If you can't figure out if you want to hire someone in < 1 hr talking to them, you suck at hiring.

3 comments

I really disagree with that. You might not have time to have code written and completed in that interview. You might have someone who just knows that question but has limited knowledge, you might have someone who can code but has an uncommon failure on your problem. I have interviewed tons of people who can talk about technology but can't do it themselves. If you are hiring people for a coding job, they have to code. People who say they are architects or first level manager will have a really hard time doing a good job if they don't understand the technology themselves (I guess its not impossible, but its harder).
Like I said, you just suck at hiring.
so what do you do to filter people out with such certainty?
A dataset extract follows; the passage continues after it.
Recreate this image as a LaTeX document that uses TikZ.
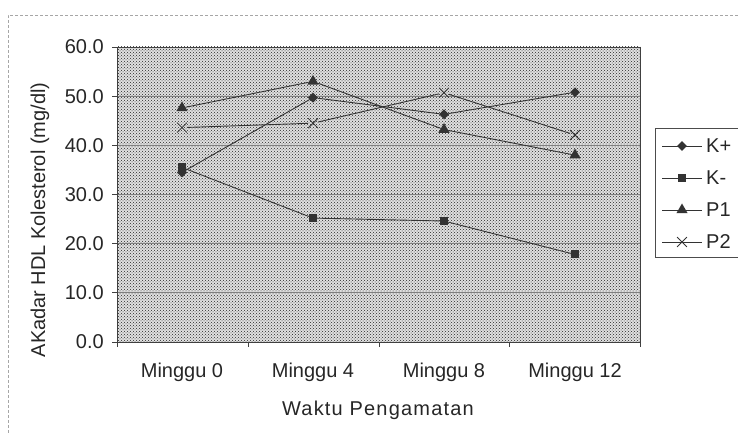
\documentclass[tikz,border=0pt]{standalone}
\usepackage{fontspec}
\setmainfont{Liberation Sans}
\usetikzlibrary{shapes.geometric,shapes.misc,patterns}

\begin{document}
\begin{tikzpicture}[x=1pt,y=1pt,
  lbl/.style={font=\fontsize{20}{23}\selectfont, text=black!85, inner sep=0pt},
  dia/.style={diamond, fill=black!80, inner sep=0pt, minimum size=10pt},
  sq/.style={rectangle, fill=black!80, inner sep=0pt, minimum size=8pt},
  tri/.style={regular polygon, regular polygon sides=3, fill=black!80, inner sep=0pt, minimum size=13pt},
  crs/.style={cross out, draw=black!80, line width=0.8pt, inner sep=0pt, minimum size=9pt},
  ser/.style={black!80, line width=0.9pt},
  grid line/.style={black!50, line width=0.9pt}]
  \useasboundingbox (0,0) rectangle (738,435);

  % scan frame
  \draw[black!35, densely dashed, line width=0.6pt] (738,420) -- (8,420) -- (8,0);

  % plot area
  \fill[black!12] (117,93) rectangle (640,388);
  \fill[pattern=crosshatch dots, pattern color=black!85] (117,93) rectangle (640,388);
  \foreach \v in {1,...,5}
    \draw[grid line] (117,93+49.17*\v) -- (640,93+49.17*\v);
  \draw[black!75, line width=0.8pt] (117,93) rectangle (640,388);

  % y axis
  \foreach \v/\t in {0/0.0,1/10.0,2/20.0,3/30.0,4/40.0,5/50.0,6/60.0} {
    \draw[black!75, line width=0.8pt] (112,93+49.17*\v) -- (117,93+49.17*\v);
    \node[lbl, anchor=east] (y\v) at (104,93+49.17*\v) {\t};
  }
  \node[lbl, rotate=90] (ytitle) at (40,215) {AKadar HDL Kolesterol (mg/dl)};

  % x axis
  \foreach \x in {117,248,379,509,640}
    \draw[black!75, line width=0.8pt] (\x,93) -- (\x,88);
  \node[lbl] (m0) at (182,63) {Minggu 0};
  \node[lbl] (m4) at (313,63) {Minggu 4};
  \node[lbl] (m8) at (444,63) {Minggu 8};
  \node[lbl] (m12) at (575,63) {Minggu 12};
  \node[lbl, font=\fontsize{20}{23}\selectfont\addfontfeature{LetterSpace=6}] (xtitle) at (378,25) {Waktu Pengamatan};

  % data
  \begin{scope}[shift={(0pt,93pt)}, y=4.917pt]
    \node[dia] (kp0) at (182,34.5) {};
    \node[dia] (kp1) at (313,49.7) {};
    \node[dia] (kp2) at (444,46.3) {};
    \node[dia] (kp3) at (575,50.8) {};

    \node[sq] (km0) at (182,35.5) {};
    \node[sq] (km1) at (313,25.2) {};
    \node[sq] (km2) at (444,24.6) {};
    \node[sq] (km3) at (575,17.8) {};

    \node[tri] (pa0) at (182,47.6) {};
    \node[tri] (pa1) at (313,53.0) {};
    \node[tri] (pa2) at (444,43.2) {};
    \node[tri] (pa3) at (575,38.0) {};

    \node[crs] (pb0) at (182,43.6) {};
    \node[crs] (pb1) at (313,44.5) {};
    \node[crs] (pb2) at (444,50.7) {};
    \node[crs] (pb3) at (575,42.1) {};
  \end{scope}

  \draw[ser] (kp0) -- (kp1) -- (kp2) -- (kp3);
  \draw[ser] (km0) -- (km1) -- (km2) -- (km3);
  \draw[ser] (pa0) -- (pa1) -- (pa2) -- (pa3);
  \draw[ser] (pb0) -- (pb1) -- (pb2) -- (pb3);

  % legend
  \draw[black!70, line width=0.7pt] (745,307) -- (655,307) -- (655,178) -- (745,178);
  \coordinate (la1) at (662,289); \coordinate (lb1) at (702,289);
  \coordinate (la2) at (662,257); \coordinate (lb2) at (702,257);
  \coordinate (la3) at (662,225); \coordinate (lb3) at (702,225);
  \coordinate (la4) at (662,193); \coordinate (lb4) at (702,193);
  \draw[ser] (la1) -- (lb1);
  \draw[ser] (la2) -- (lb2);
  \draw[ser] (la3) -- (lb3);
  \draw[ser] (la4) -- (lb4);
  \node[dia] (lkp) at (682,289) {};
  \node[sq] (lkm) at (682,257) {};
  \node[tri] (lpa) at (682,225) {};
  \node[crs, fill=white] (lpb) at (682,193) {};
  \node[lbl, anchor=west] (tkp) at (706,289) {K+};
  \node[lbl, anchor=west] (tkm) at (706,257) {K-};
  \node[lbl, anchor=west] (tpa) at (706,225) {P1};
  \node[lbl, anchor=west] (tpb) at (706,193) {P2};
\end{tikzpicture}
\end{document}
I worked at a startup, and the ceo was dead certain he could figure it out in a short conversation with someone, if they'd be good or not. he was certain we should hire 2 people, i was certain we should not, i was right both times, he was wrong. But I've been wrong before. Being certain you can do it in an hour probably means you are overconfident.
We all do.
It's less about whether you want to hire that person. It's which of 100 people you want to hire. You need to have SOME filter prior to wasting 99 hours.
If you've got 100 engineers applying, please forward me the other 99. I've got some positions to fill.
Amen. Thing is, now you have to keep records on how you arrived at that decision.

There's really only two things to programming-as-a-job:

1)How much dog does somebody have in 'em? Determination frequently trumps everything else.

2) How good are they at knowing when to back up a notch, punt or roll it all back?

You don't figure that out with fizzbuzz.